Description
These Mini Veggie Quiches are a delicious and easy-to-make snack or appetizer featuring a savory blend of eggs, cheddar cheese, and fresh vegetables baked in a flaky pie crust. Perfect for gatherings or a quick bite, they combine sautéed bell peppers, onions, and spinach for a flavorful and wholesome treat that can be served warm or at room temperature.
Ingredients
Filling
- 1 cup milk
- 4 large eggs
- 1 cup shredded cheddar cheese
- 1 cup chopped fresh spinach
- ½ cup diced bell pepper (any color)
- ½ cup diced onion
- ½ teaspoon garlic powder
- ½ teaspoon salt
- ¼ teaspoon black pepper
- 1 tablespoon olive oil
Crust
- 1 package (1.9 oz) refrigerated pie crusts (or homemade crust)
Instructions
- Preheat Oven: Preheat your oven to 375°F (190°C) to ensure it’s hot and ready for baking the quiches.
- Sauté Vegetables: Heat 1 tablespoon of olive oil in a skillet over medium heat. Add the diced onion and bell pepper, sautéing for 5 minutes or until softened.
- Add Spinach: Stir in the chopped spinach and cook for an additional 2 minutes until the spinach wilts. Remove the skillet from heat and allow the mixture to cool slightly.

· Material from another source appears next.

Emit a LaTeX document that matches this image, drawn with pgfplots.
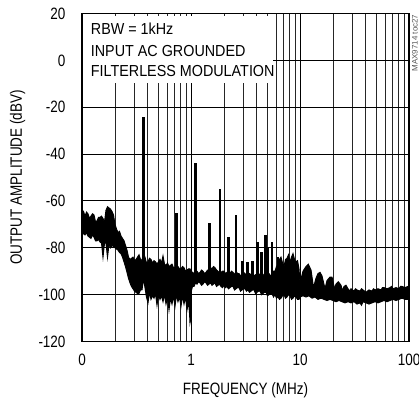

- Mix Egg Base: In a mixing bowl, whisk together 1 cup of milk, 4 large eggs, ½ teaspoon garlic powder, ½ teaspoon salt, and ¼ teaspoon black pepper until well combined.
- Combine Ingredients: Fold the sautéed vegetables and 1 cup of shredded cheddar cheese into the egg mixture, ensuring even distribution.
- Prepare Crusts: Roll out the refrigerated pie crust on a lightly floured surface. Using a 3-inch round cutter, cut circles and press each circle into a greased muffin tin to form the quiche shells.
- Fill Crusts: Pour the egg and vegetable mixture into each crust, filling about three-quarters full to allow room for rising.
- Bake: Place the muffin tin in the preheated oven and bake for 20 to 25 minutes, or until the quiches are fully set and the tops are golden brown.
- Cool and Serve: Allow the mini quiches to cool slightly in the tin before gently removing them. Serve warm or at room temperature.
Notes
- Use any color bell pepper based on your preference or availability.
- Ensure the pie crust is fully thawed if using refrigerated dough for easier handling.
- These quiches can be made ahead and refrigerated for up to 3 days or frozen for longer storage.
- To reheat, warm in the oven at 350°F for 10 minutes or until heated through.
- Feel free to add other veggies like mushrooms or tomatoes for variation.